PPL’s brief is due December 13. The case likely will be argued in February or March, and a decision can be expected before the end of June.
(In case you are wondering why the Court is issuing orders on a day when the rest of Washington is shut down because of a hurricane, it is something of a Court tradition to stay open when the rest of the government is closed. In 1996, the Court heard oral arguments (as it is also doing today) on a day when the city was hit with a paralyzing blizzard. The Court sent out four-wheel drive vehicles to bring the Justices to the Court.)
October 23, 2012
The Third Circuit yesterday denied the taxpayer’s petition for rehearing en banc in Historic Boardwalk in what seems like record time (the petition was filed on October 10). The taxpayer’s last hope is to seek Supreme Court review, though the case does not look like one that could pique the Court’s interest. A petition for certiorari would be due on January 22.
October 19, 2012
The government yesterday filed a petition for rehearing en banc in the Sixth Circuit in the Quality Stores case, asking the full court to reverse the panel and eliminate the circuit conflict on the treatment for FICA purposes of supplemental unemployment compensation benefits. As noted in our previous post, regardless of whether the petition is granted, the mere filing of the petition has the effect of postponing the deadline for seeking Supreme Court review. The 90-day period for filing a petition for certiorari begins to run anew from the date of the resolution of the rehearing petition. Thus, if this case ultimately goes to the Supreme Court, there is no longer any realistic possibility that it would be heard this Term — that is, a decision could not be expected by June 2013.
The rehearing petition emphasizes that the issue is important, stating that $120 million is at stake in pending refund suits alone, and that a total of over $1 billion is at issue when all claims are taken into account. It also recites that the IRS has suspended action on administrative refund claims totalling over $127 million from approximately 800 taxpayers located in the Sixth Circuit.
The petition argues that the Sixth Circuit panel erred in two key respects. “First, it failed to address the actual FICA question here based on its erroneous belief that Coffy [v. Republic Steel Co., 447 U.S. 191 (1980),] establishes that SUB pay is not wages for FICA purposes.” Coffy was not a tax case, but instead was a case interpreting the Veterans’ Reemployment Rights Act, holding that SUB benefits are a “perquisite of seniority” for which returning veterans must be given service time credit for the time they spent in the military. (That may sound deadly dull, but I note parenthetically that Coffy was also my first Supreme Court argument.) On this point, the petition argues that the panel’s decision is in tension with two prior Sixth Circuit decisions holding that wages for FICA purposes is not limited to compensation for work performed.

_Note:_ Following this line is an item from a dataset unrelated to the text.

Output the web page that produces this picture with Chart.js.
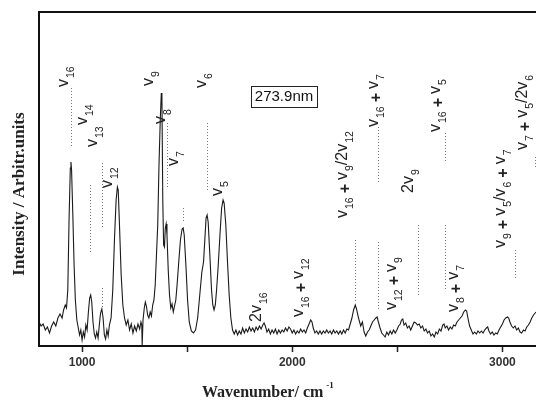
<!DOCTYPE html>
<html>
<head>
<meta charset="utf-8">
<script src="https://cdn.jsdelivr.net/npm/chart.js@4/dist/chart.umd.min.js"></script>
<style>
  html, body { margin: 0; padding: 0; background: #fff; }
</style>
</head>
<body>
<canvas id="spectrum" width="536" height="400"></canvas>
<script>
// spectrum (intensity in arbitrary units)
const wavenumbers = [
  795, 805, 815, 825, 835, 845, 855, 865, 875, 885, 895, 905, 912, 920, 926, 932, 938, 944, 947, 950,
  956, 962, 968, 975, 982, 988, 994, 1000, 1006, 1012, 1018, 1024, 1030, 1036, 1041, 1046, 1052, 1058, 1064, 1070,
  1076, 1082, 1088, 1094, 1100, 1106, 1112, 1118, 1124, 1130, 1138, 1146, 1154, 1162, 1168, 1172, 1178, 1186, 1194, 1202,
  1210, 1218, 1226, 1234, 1242, 1250, 1258, 1266, 1274, 1280, 1284, 1286, 1288, 1290, 1296, 1301, 1306, 1312, 1318, 1324,
  1330, 1336, 1342, 1348, 1354, 1360, 1366, 1372, 1377, 1380, 1384, 1388, 1392, 1396, 1400, 1404, 1410, 1416, 1422, 1428,
  1434, 1440, 1446, 1452, 1460, 1468, 1476, 1481, 1486, 1494, 1502, 1510, 1520, 1530, 1540, 1550, 1560, 1570, 1578, 1584,
  1590, 1595, 1600, 1608, 1616, 1622, 1628, 1634, 1640, 1648, 1656, 1664, 1671, 1676, 1684, 1692, 1700, 1708, 1716, 1724,
  1732, 1740, 1748, 1756, 1764, 1772, 1780, 1788, 1796, 1804, 1812, 1820, 1828, 1836, 1844, 1852, 1860, 1866, 1872, 1880,
  1888, 1896, 1904, 1912, 1920, 1928, 1936, 1944, 1952, 1960, 1968, 1976, 1984, 1992, 2000, 2008, 2016, 2024, 2032, 2040,
  2048, 2056, 2064, 2072, 2080, 2088, 2094, 2100, 2108, 2116, 2124, 2132, 2140, 2148, 2156, 2164, 2172, 2180, 2188, 2196,
  2204, 2212, 2220, 2228, 2236, 2244, 2252, 2260, 2268, 2276, 2284, 2292, 2300, 2306, 2312, 2318, 2326, 2334, 2342, 2350,
  2358, 2366, 2374, 2382, 2390, 2398, 2404, 2410, 2418, 2426, 2434, 2442, 2450, 2458, 2466, 2474, 2482, 2490, 2498, 2506,
  2514, 2520, 2526, 2532, 2540, 2548, 2556, 2564, 2572, 2580, 2588, 2596, 2604, 2612, 2620, 2628, 2636, 2644, 2652, 2660,
  2668, 2676, 2684, 2692, 2700, 2708, 2716, 2722, 2728, 2736, 2744, 2752, 2760, 2768, 2776, 2784, 2792, 2800, 2808, 2816,
  2824, 2830, 2836, 2844, 2852, 2860, 2868, 2876, 2884, 2892, 2900, 2908, 2916, 2924, 2930, 2936, 2944, 2952, 2960, 2968,
  2976, 2984, 2992, 3000, 3008, 3016, 3024, 3030, 3036, 3044, 3052, 3060, 3068, 3076, 3084, 3092, 3100, 3108, 3116, 3124,
  3132, 3140, 3148, 3156, 3160,
]
const intensities = [
  24, 20, 22, 16, 19, 13, 20, 24, 20, 28, 32, 28, 36, 41, 38, 56, 126, 178, 184, 176,
  131, 81, 46, 26, 18, 11, 16, 6, 14, 9, 21, 16, 34, 48, 51, 44, 24, 12, 8, 14,
  8, 21, 33, 37, 28, 11, 7, 16, 10, 21, 28, 56, 106, 146, 159, 156, 121, 71, 41, 28,
  21, 26, 16, 22, 13, 20, 15, 22, 17, 24, 21, 1, 1, 26, 38, 44, 40, 31, 28, 34,
  30, 41, 46, 61, 91, 121, 181, 226, 253, 246, 146, 101, 99, 118, 122, 111, 76, 51, 38, 42,
  34, 40, 46, 61, 84, 106, 117, 118, 111, 81, 46, 24, 15, 13, 16, 28, 51, 74, 84, 106,
  128, 131, 124, 91, 56, 41, 36, 41, 56, 81, 111, 138, 146, 143, 121, 84, 51, 28, 16, 12,
  16, 11, 15, 12, 18, 13, 17, 14, 19, 15, 18, 14, 19, 16, 20, 17, 21, 23, 20, 14,
  17, 12, 16, 13, 17, 12, 16, 13, 16, 14, 18, 15, 19, 17, 13, 16, 12, 15, 13, 17,
  14, 16, 13, 18, 22, 26, 24, 18, 13, 15, 12, 15, 12, 15, 13, 16, 13, 15, 12, 16,
  13, 15, 12, 15, 12, 16, 13, 17, 16, 22, 28, 36, 41, 37, 31, 26, 20, 24, 14, 10,
  14, 16, 20, 24, 26, 28, 29, 24, 18, 13, 11, 9, 14, 11, 15, 12, 16, 13, 16, 20,
  22, 26, 27, 21, 23, 18, 20, 16, 20, 24, 23, 21, 22, 18, 20, 15, 17, 13, 15, 10,
  12, 9, 14, 12, 17, 15, 21, 22, 18, 20, 16, 19, 17, 21, 20, 24, 26, 28, 30, 34,
  36, 35, 28, 20, 16, 12, 14, 12, 15, 13, 15, 13, 16, 18, 19, 15, 12, 14, 11, 13,
  12, 16, 19, 22, 26, 28, 29, 28, 24, 20, 18, 20, 16, 18, 14, 13, 16, 15, 19, 21,
  24, 28, 31, 33, 34,
]
const tickValues = [1000, 1500, 2000, 2500, 3000]
const tickLabels = ['1000', '', '2000', '', '3000']

// band assignments: text, wavenumber of the label baseline, intensity where the text starts
const bandLabelText = [
  'v_{16}', 'v_{14}', 'v_{13}', 'v_{12}', 'v_{9}', 'v_{8}', 'v_{7}', 'v_{6}', 'v_{5}',
  '2v_{16}', 'v_{16}+v_{12}', 'v_{16}+v_{9}/2v_{12}', 'v_{16}+v_{7}', '2v_{9}', 'v_{16}+v_{5}',
  'v_{12}+v_{9}', 'v_{8}+v_{7}', 'v_{9}+v_{5}/v_{6}+v_{7}', 'v_{7}+v_{5}/2v_{6}',
]
const bandLabelWave = [933, 1024, 1071, 1143, 1338, 1395, 1457, 1590, 1666, 1852, 2052, 2261, 2408, 2575, 2704, 2494, 2789, 3013, 3118]
const bandLabelLevel = [259, 221, 199, 158, 260, 222, 180, 258, 150, 24, 29, 128, 219, 153, 214, 36, 34, 98, 196]

// dotted guide lines under the labels
const markerWave = [948, 1038, 1095, 1095, 1406, 1479, 1596, 2301, 2410, 2410, 2597, 2727, 2727, 3060, 3156]
const markerTop = [258, 161, 183, 58, 223, 138, 223, 106, 219, 104, 121, 213, 121, 96, 189]
const markerBottom = [199, 94, 119, 39, 158, 124, 156, 43, 164, 36, 51, 184, 56, 66, 179]

const excitationLabel = '273.9nm'
const excitationWave = 1961
const excitationLevel = 250

const SANS = '"Liberation Sans", Arial, sans-serif'
const SERIF = '"Liberation Serif", "Times New Roman", serif'
const INK = '#222'

function parseLabel(text) {
  const segs = []
  let i = 0
  while (i < text.length) {
    if (text.startsWith('_{', i)) {
      const end = text.indexOf('}', i)
      segs.push({ kind: 'sub', text: text.slice(i + 2, end) })
      i = end + 1
    } else if (text[i] === '+') {
      segs.push({ kind: 'plus', text: '+' })
      i++
    } else {
      segs.push({ kind: 'main', text: text[i] })
      i++
    }
  }
  return segs
}

function drawBandLabel(ctx, text, x, y) {
  ctx.save()
  ctx.translate(x, y)
  ctx.rotate(-Math.PI / 2)
  ctx.textAlign = 'left'
  ctx.textBaseline = 'alphabetic'
  ctx.fillStyle = INK
  let pos = 0
  for (const seg of parseLabel(text)) {
    if (seg.kind === 'sub') {
      ctx.font = `10.5px ${SANS}`
      ctx.fillText(seg.text, pos + 1, 6)
      pos += ctx.measureText(seg.text).width + 1
    } else if (seg.kind === 'plus') {
      ctx.font = `bold 16px ${SANS}`
      pos += 4
      ctx.fillText('+', pos, 3)
      pos += ctx.measureText('+').width + 4
    } else {
      ctx.font = `16px ${SANS}`
      ctx.fillText(seg.text, pos, 0)
      pos += ctx.measureText(seg.text).width
    }
  }
  ctx.restore()
}

const decor = {
  id: 'decor',
  afterDraw(chart) {
    const { ctx, chartArea: area, scales: { x, y } } = chart
    ctx.save()

    // frame
    ctx.strokeStyle = '#111'
    ctx.lineWidth = 2
    ctx.beginPath()
    ctx.moveTo(area.right + 2, area.top)
    ctx.lineTo(area.left, area.top)
    ctx.lineTo(area.left, area.bottom)
    ctx.lineTo(area.right + 2, area.bottom)
    ctx.stroke()

    // dotted guides
    ctx.strokeStyle = '#777'
    ctx.lineWidth = 1
    ctx.setLineDash([1, 2])
    markerWave.forEach((w, i) => {
      const px = Math.round(x.getPixelForValue(w)) + 0.5
      ctx.beginPath()
      ctx.moveTo(px, y.getPixelForValue(markerTop[i]))
      ctx.lineTo(px, y.getPixelForValue(markerBottom[i]))
      ctx.stroke()
    })
    ctx.setLineDash([])

    bandLabelText.forEach((t, i) => {
      drawBandLabel(ctx, t, x.getPixelForValue(bandLabelWave[i]), y.getPixelForValue(bandLabelLevel[i]))
    })

    // excitation wavelength box
    const bx = x.getPixelForValue(excitationWave)
    const by = y.getPixelForValue(excitationLevel)
    ctx.font = `15px ${SANS}`
    const tw = ctx.measureText(excitationLabel).width
    ctx.strokeStyle = '#222'
    ctx.lineWidth = 1
    ctx.strokeRect(Math.round(bx - tw / 2 - 4) + 0.5, Math.round(by - 10) + 0.5, Math.round(tw + 8), 21)
    ctx.fillStyle = '#111'
    ctx.textAlign = 'center'
    ctx.textBaseline = 'middle'
    ctx.fillText(excitationLabel, bx, by + 1)

    // axis titles
    ctx.fillStyle = INK
    ctx.textAlign = 'left'
    ctx.textBaseline = 'alphabetic'
    ctx.font = `bold 16px ${SERIF}`
    const xt = 'Wavenumber/ cm'
    ctx.fillText(xt, 202, 397)
    const xw = ctx.measureText(xt).width
    ctx.font = `bold 9px ${SERIF}`
    ctx.fillText('-1', 202 + xw + 3, 388)

    ctx.save()
    ctx.translate(24, 194)
    ctx.rotate(-Math.PI / 2)
    ctx.textAlign = 'center'
    ctx.font = `bold 17px ${SERIF}`
    ctx.fillText('Intensity / Arbitr.units', 0, 0)
    ctx.restore()

    ctx.restore()
  },
}

new Chart(document.getElementById('spectrum'), {
  type: 'line',
  data: {
    datasets: [
      {
        data: wavenumbers.map((w, i) => ({ x: w, y: intensities[i] })),
        borderColor: '#1a1a1a',
        borderWidth: 1.1,
        pointRadius: 0,
        tension: 0,
        fill: false,
      },
    ],
  },
  options: {
    responsive: false,
    animation: false,
    devicePixelRatio: 1,
    layout: { padding: { left: 39, top: 12, right: 0, bottom: 0 } },
    plugins: {
      legend: { display: false },
      tooltip: { enabled: false },
    },
    scales: {
      x: {
        type: 'linear',
        min: 795,
        max: 3160,
        afterBuildTicks: axis => {
          axis.ticks = tickValues.map(value => ({ value }))
        },
        afterFit: axis => {
          axis.height = 54
        },
        border: { display: false },
        grid: {
          drawOnChartArea: false,
          drawTicks: true,
          tickLength: 6,
          tickColor: '#222',
          tickWidth: 1.5,
        },
        ticks: {
          padding: 3,
          maxRotation: 0,
          autoSkip: false,
          color: '#333',
          font: { family: SANS, size: 12, weight: 'bold' },
          callback: (value, index) => tickLabels[index],
        },
      },
      y: {
        display: false,
        min: 0,
        max: 334,
      },
    },
  },
  plugins: [decor],
})
</script>
</body>
</html>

The second error asserted in the rehearing petition is that, “in construing I.R.C. § 3402(o), the panel failed to recognize that the section’s applicability is expressly limited to income-tax withholding, which was a key factor in the Federal Circuit’s CSX decision.” That issue was a focus of the original briefing in the case, but the rehearing petition asserts that the panel failed to address it in its decision.
There is no current due date for the taxpayer’s response. Rule 40(a)(3) of the Federal Rules of Appellate Procedure provides that parties are not to respond to petitions for rehearing unless ordered by the court. Given the importance and complexity of this case, there is a strong probability that the court will order a response.
October 11, 2012
The taxpayer has filed a petition for rehearing and rehearing en banc in Historic Boardwalk, asking the Third Circuit to reconsider its decision denying the taxpayer’s claim for historic rehabilitation credits. Among other points, the petition criticizes the panel’s decision for analogizing this case to the Second Circuit’s Castle Harbour decision, TIFD III-E, Inc. v. United States, 459 F.3d 220 (2d Cir. 2006), which found that the partner there had no downside risk that it would not recover its capital contribution. The taxpayer argues that there was a risk here that the partner would not recover its capital contribution from the partnership, and the court erred in finding that there was no risk by taking the tax credits into account. Specifically, the petition argues, “the Opinion wrongfully treats the allocation of the historic rehabilitation tax credits to [the investor] by operation of law (i.e., under the Code) as a repayment of capital to” the investor by the partnership.
There is no due date for a response by the government. Under Rules 35 and 40 of the Federal Rules of Appellate Procedure, a party is prohibited from responding to a petition for rehearing unless it is directed to do so by the court.
October 4, 2012
In our previous post discussing the pending requests for Supreme Court review of the question of the creditability of the U.K. Windfall Tax, we noted that the Court had scheduled consideration of the PPL cert petition for its October 5 conference. The Court has now postponed that consideration until its October 26 conference. The reason for the change is to allow the Court to consider the PPL petition in tandem with the government’s petition in Entergy.
This postponement allows the Court to consider the issue with the benefit of an adversarial presentation. As you will recall, the government “acquiesced” in PPL’s cert petition on the theory that the Court should resolve the circuit conflict, and therefore there are no briefs in that case arguing that the Court should deny certiorari. The same is not true in Entergy, where the taxpayer vigorously argues that the Court should deny certiorari in both cases because the issue is not sufficiently significant to warrant Supreme Court review. Entergy notes that there are only three taxpayers directly affected by the Windfall Tax issue and asserts that the Third Circuit and Fifth Circuit, though reaching different outcomes on the specific issue, do not disagree “on matters of fundamental principle” regarding the foreign tax credit provisions. Rather, Entergy characterizes the circuit conflict as reflecting “an exceedingly narrow and technical disagreement” limited to how those principles should apply to the U.K. Windfall Tax. In its reply brief, the government acknowledges that there are only three directly affected taxpayers, but argues that there is a difference between the two circuits on the “proper analytical approach” to foreign tax credit issues that could potentially lead to disparate results in cases involving other foreign taxes.
As a result of the schedule change, the Court will likely announce whether it will review the issue on its October 29 order list. It is possible, if certiorari is granted, that the Court would make that announcement on October 26 in order to give the parties a head start on the briefing.